I'd like to try tom dizoglio's trick of having some other box
elsewhere peep into our new colo box from time to time to
ensure that there's no cracking going on behind our backs
(have it capture who, ps, and log file data every so often).
* as to config, seems the best thing is to install the software
in the approved manner and then use an editor to modify
the config files so's the software does what we've got going
on the current box, and maybe improve things a bit as we
go (like not choking on pagermonkeys at localhost...).
bringing over the web pages and wiki data seems a
matter of copying files from the old box to the new box,
but after we've set up the directory structure and config
files on the new box.
as to user accounts, those will be drastically reduced to
just those people committed to administering the box
itself or to administering the sf-lug or balug software. I
promise to set up a different box with internet accessibility
for those who want an internet playpen.
note, wrt internet playpen, that those studying python
or bash command-line skills, will benefit from using a
common box rather than working on their own boxes at
home for the reason that they'll have common software
and machine resources that allow properly pointed
questions and answers.
* i'm hoping other members of the list will respond with
suggestions, cautions, requests... wrt to which packages
should be on the new box.
note that time's a-wastin'
On Nov 5, 2007, at 1:21 PM, Rick Moen wrote:
> Quoting jim stockford (jim at well.com):
> [Building the new 1U colo box using some minimal Debian image:]
>> for the record, i had to get a boot image on a USB stick:
> FWIW, I keep around a known-good, old ATAPI CD-ROM drive for situations
> like this one. To load distros, you needn't mount the drive inside the
> box; it suffices to hang a ribbon cable and a power one out the back or
> top, for just long enough to complete installation.
>> * make 120GB RAID 1 md1 for LVM
> Again, for whatever it's worth, I'm personally not sold on LVM in the
> general case. It's yet another layer of indirect reference that I'm
> sure is useful enough to offset the extra system complexity.
>> Now i gotta have help setting things up on this very
>> minimum box (doesn't even have sshd on it anywhere).
> "apt-get install openssh-server openssh-client"
> (I assume you want the client, as well.)
>> * what system utilities and standard daemons should go
>> on it (sshd, DNS, nagios, osiris, nmap...)?
> Well, doesn't that depend entirely on what you want to with the box?
> One of the benefits of running Debian is that you can hold off on
> loading it with stuff, and add only what you need (and its
> dependencies), when you need it. So, you might want to fight off the
> instinct to grab the kitchen sink.
>> * how to get our config and data files transferred over?
> Carefully. ;->
> Please consider not just clobbering the default (Debian) system config
> files and dropping in ones from the /etc tree of some other
> distribution. First, that may not work without massive twiddling, and,
> second, you risk accidentally blowing away some useful infrastructure.

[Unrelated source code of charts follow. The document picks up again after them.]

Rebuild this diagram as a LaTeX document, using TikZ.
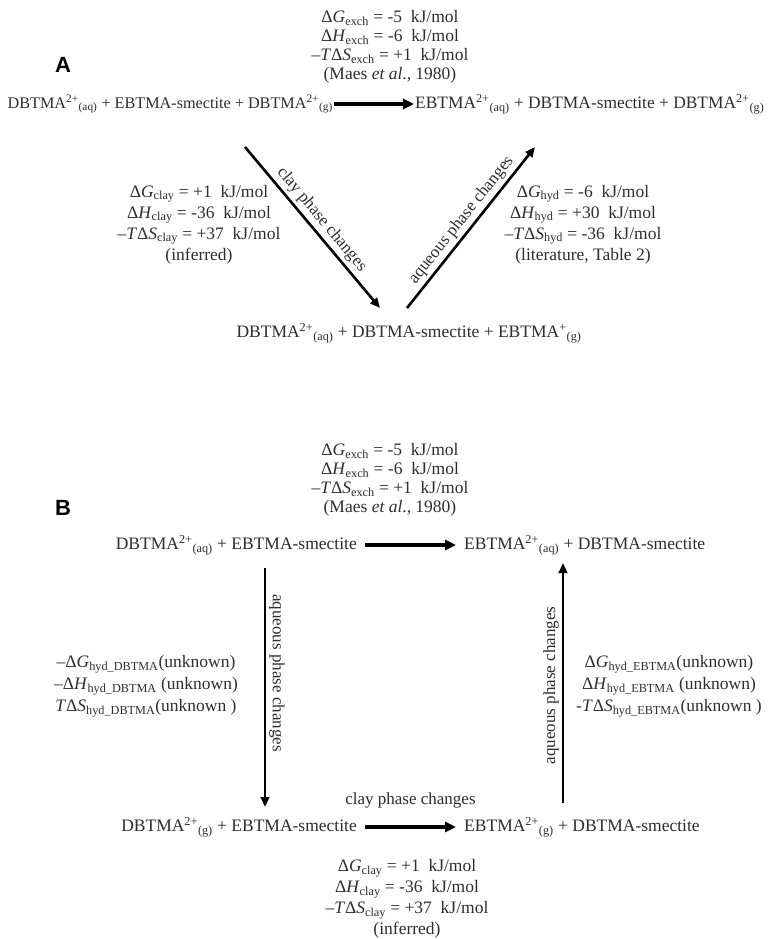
\documentclass[tikz,border=0pt]{standalone}
\usepackage{fontspec}
\setmainfont{Liberation Serif}
\newfontfamily\lblfont{Liberation Sans}
\usetikzlibrary{arrows.meta}

\newcommand{\sbt}[1]{\textsubscript{#1}}
\newcommand{\spt}[1]{\textsuperscript{#1}}
\newcommand{\dQ}[2]{Δ\textit{#1}\sbt{#2}}
\newcommand{\tdS}[1]{\textit{T}Δ\textit{S}\sbt{#1}}

\tikzset{
 rxnA/.style={inner xsep=1pt, inner ysep=2pt, text=black!82, font=\fontsize{16.2}{19}\selectfont},
 rxnB/.style={inner xsep=8pt, inner ysep=2pt, text=black!82, font=\fontsize{17.5}{20}\selectfont},
 blk/.style={align=center, inner sep=0pt, text=black!82, font=\fontsize{17.5}{21}\selectfont},
 exblk/.style={blk, font=\fontsize{17.5}{19}\selectfont},
 lbl/.style={inner sep=3pt, text=black!82, font=\fontsize{17}{20}\selectfont},
 panel/.style={font=\lblfont\bfseries\fontsize{22}{22}\selectfont},
 harrow/.style={-{Triangle[length=11pt,width=10pt]}, line width=3.6pt},
 sarrow/.style={-{Triangle[length=10pt,width=8.5pt]}, line width=2.6pt}
}

\begin{document}
\begin{tikzpicture}[x=1pt,y=1pt]
\fill[white] (0,0) rectangle (778,-939);
\useasboundingbox (0,0) rectangle (778,-939);

 \begin{scope}[shift={(0,0)}]
\node[panel] (labA) at (63,-65) {A};
\node[exblk] (exA) at (390,-47) {\dQ{G}{exch} = -5\enspace kJ/mol\\
 \dQ{H}{exch} = -6\enspace kJ/mol\\
 –\tdS{exch} = +1\enspace kJ/mol\\
 (Maes \textit{et al}., 1980)};
\node[rxnA, anchor=east] (a1) at (334,-104)
 {DBTMA\spt{2+}\sbt{(aq)} + EBTMA-smectite + DBTMA\spt{2+}\sbt{(g)}};
\node[rxnA, anchor=west, font=\fontsize{17.4}{19}\selectfont] (a2) at (414,-104)
 {EBTMA\spt{2+}\sbt{(aq)} + DBTMA-smectite + DBTMA\spt{2+}\sbt{(g)}};
\draw[harrow] (a1.east) -- (a2.west);
\node[rxnA, font=\fontsize{17.5}{19}\selectfont] (a3) at (409,-333)
 {DBTMA\spt{2+}\sbt{(aq)} + DBTMA-smectite + EBTMA\spt{+}\sbt{(g)}};
\coordinate (d1s) at (245,-147);
\coordinate (d1e) at (380,-308);
\coordinate (d2s) at (407,-308);
\coordinate (d2e) at (535,-147);
\draw[sarrow] (d1s) -- (d1e) node[pos=0.5, sloped, above, lbl] {clay phase changes};
\draw[sarrow] (d2s) -- (d2e) node[pos=0.5, sloped, above, lbl] {aqueous phase changes};
\node[blk] (clA) at (199,-224.5) {\dQ{G}{clay} = +1\enspace kJ/mol\\
 \dQ{H}{clay} = -36\enspace kJ/mol\\
 –\tdS{clay} = +37\enspace kJ/mol\\
 (inferred)};
\node[blk] (hyA) at (583,-224.5) {\dQ{G}{hyd} = -6\enspace kJ/mol\\
 \dQ{H}{hyd} = +30\enspace kJ/mol\\
 –\tdS{hyd} = -36\enspace kJ/mol\\
 (literature, Table 2)};
 \end{scope}

 \begin{scope}[shift={(0,-440)}]
\node[panel] (labB) at (63,-68) {B};
\node[exblk] (exB) at (390,-40) {\dQ{G}{exch} = -5\enspace kJ/mol\\
 \dQ{H}{exch} = -6\enspace kJ/mol\\
 –\tdS{exch} = +1\enspace kJ/mol\\
 (Maes \textit{et al}., 1980)};
\node[rxnB, anchor=east] (b1) at (365,-105) {DBTMA\spt{2+}\sbt{(aq)} + EBTMA-smectite};
\node[rxnB, anchor=west] (b2) at (456,-105) {EBTMA\spt{2+}\sbt{(aq)} + DBTMA-smectite};
\draw[harrow] (b1.east) -- (b2.west);
\node[rxnB, anchor=east] (b3) at (365,-387) {DBTMA\spt{2+}\sbt{(g)} + EBTMA-smectite};
\node[rxnB, anchor=west] (b4) at (456,-387) {EBTMA\spt{2+}\sbt{(g)} + DBTMA-smectite};
\draw[harrow] (b3.east) -- (b4.west) node[midway, yshift=27pt, lbl] {clay phase changes};
\coordinate (v1s) at (265,-128);
\coordinate (v1e) at (265,-367);
\coordinate (v2s) at (563,-363);
\coordinate (v2e) at (563,-123);
\draw[sarrow] (v1s) -- (v1e) node[pos=0.44, sloped, above, lbl] {aqueous phase changes};
\draw[sarrow] (v2s) -- (v2e) node[pos=0.49, sloped, above, lbl] {aqueous phase changes};
\node[blk, font=\fontsize{17.5}{22}\selectfont] (unL) at (146,-246)
 {–\dQ{G}{hyd\_DBTMA}(unknown)\\
 –\dQ{H}{hyd\_DBTMA} (unknown)\\
 \tdS{hyd\_DBTMA}(unknown )};
\node[blk, font=\fontsize{17.5}{22}\selectfont] (unR) at (669,-246)
 {\dQ{G}{hyd\_EBTMA}(unknown)\\
 \dQ{H}{hyd\_EBTMA} (unknown)\\
 -\tdS{hyd\_EBTMA}(unknown )};
\node[blk] (clB) at (407,-459) {\dQ{G}{clay} = +1\enspace kJ/mol\\
 \dQ{H}{clay} = -36\enspace kJ/mol\\
 –\tdS{clay} = +37\enspace kJ/mol\\
 (inferred)};
 \end{scope}
\end{tikzpicture}
\end{document}
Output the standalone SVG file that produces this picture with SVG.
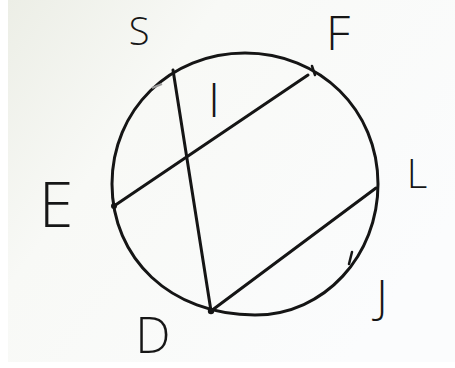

> E.g., Debian tends to package http and SMTP daemons in a modular
> that's upgrade-friendly. So, in general, it's in your interest to
> the default Debian-installed configuration files and reimplement the
> _ideas_ of your configs from other distributions, rather than just
> overwriting the former files with the latter ones.
> The same goes for user home-directory dotfiles (and dot-directories),
> for the same reason.
>> got ideas, suggestions? note this box will replace the tower
>> we're currently running at the colo and will serve at least
>> sf-lug and balug web sites and mail and other related.
> OK, so you need to figure out what packages provide the desired network
> services, etc. In general, it's not difficult to figure out, and the
> package tools will take care of dependencies.
>  The currently recommended tool for package retrieval and
> dependency-resolution is actually no longer apt-get, but rather
> aptitude, which has both a full-screen ncurses operating mode and a
> command-line one. The command-line mode has the same syntax as does
> apt-get. I still use apt-get because (1) I'm set in my ways, (2)
> aptitude is slow, and (3) I don't like aptitude's more-expansive
> approach to grabbing extra packages beyond those minimally required to
> satisfy dependencies. However, whichever toolset you use, you should
> carefully avoid switching back and forth, because they keep the same
> sorts of internal records but don't share that information.